Para a pedagoga da PUC de São Paulo Maria Angelo Barbato Carneiro, a maneira usada por Maximiliano para explicar um assunto ainda complexo para muitos adultos foi correta.
 
— É preciso usar uma linguagem acessível e exemplos próximos à realidade infantil para que a criança seja capaz de ter a própria opinião. A comunicação desse pensamento deve ser incentivada e pode ser feita através de desenhos, colagens e cartazes — ensina Maria Angela.
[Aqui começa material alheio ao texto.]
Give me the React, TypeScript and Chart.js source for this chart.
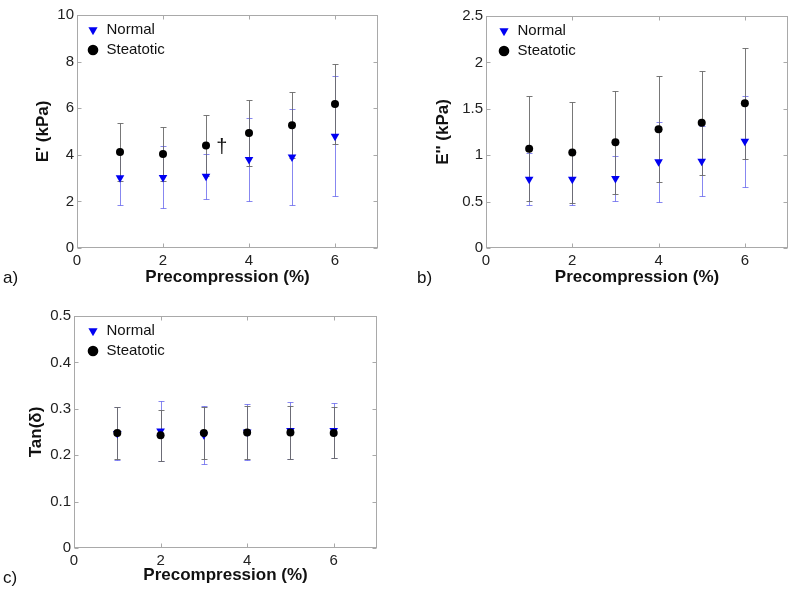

Uma “oficina” de cartazes foi justamente a grande atração no ato infantil ao qual Maximiliano levou o filho, no domingo. E foi nesse espírito de brincadeira e bom-humor que muitos pais aproveitaram para ensinar cidadania aos filhos. Entre os cartazes, as carrocinhas de sorvetes e até uma atriz fantasiada de Branca de Neve, as crianças gostaram de pintar o rosto de verde e amarelo e de correr pelos gramados do Aterro. Em várias rodas de conversa, os adultos aproveitavam para discutir política — algumas vezes com biscoito recheado na mão, mochila cor-de-rosa no ombro e fralda descartável cobrindo a boca, imitando, em tom de galhofa, a máscara contra gás lacrimogêneo.
 
Ensinar por meio da arte é exatamente o que foi feito no Colégio Antares, na Ilha do Governador. A manifestações, motivos de debate nas aulas de História entre as crianças entre 8 e 9 anos, viraram expressão artística em trabalhos que estão espalhados pelos corredores da escola.
 
— Pedi que os meus alunos trouxessem cartolina para cada um fazer seu próprio cartaz de protesto. Antes, quis saber o que eles estavam observando e entendendo dos protestos, e fiquei surpresa com a quantidade de informações que eles tinham — diz a professora Adriana Andrade.
 
A aluna Beatriz Miranda, de 9 anos, gostou de trocar informações com os amigos e de ter sua opinião apresentada em sala.
 
— Eu achava que era só pelos R$ 0,20, mas hoje sei que é por mais educação, saúde e melhores salários. Acho que as manifestações vão fazer o meu futuro e o dos meus amigos melhor — acredita Beatriz.
 
No colégio Mopi, na Tijuca, o assunto esteve presente nas aulas de História e Geografia. A professora Liliana Souza fez um paralelo das manifestações atuais com os temas estudados pela turma de quinto ano: independência do Brasil e mudança da monarquia para a república.
 
— Os estudantes que têm entre 9 e 10 anos já estavam familiarizados com o processo de luta que foi a conquista do voto. Eles sabem a importância desse direito e como o povo se sentia ao ser excluído da escolha política. Corrupção e desigualdades sociais já eram temas conhecidos — explica a professora.
 
Pai de Pedro, de 9 anos, o produtor cultural Bruno Levinson comemora o crescente debate entre as famílias e não vê motivos para que as questões não sejam abordadas em casa:
 
— Não acho que seja tão difícil assim entender o que estamos vivendo. Muito pelo contrário. É simples perceber que as pessoas não aguentam mais pagar tantos impostos e ter serviços de tão baixa qualidade.
 
O fato é que cada pai e mãe deve saber até onde pode avançar no tema com os próprios filhos. É fundamental usar linguagem simples e estar aberto às dúvidas dos pequenos.
 
— Não há como subestimá-los frente às informações que recebem diariamente. Mas também não dá para entrar numa discussão política com uma criança de 5 anos. É preciso que os pais se informem bastante e tenham um panorama geral do que está acontecendo antes de qualquer conversa — orienta a psicóloga e psicanalista Junia Vilhena.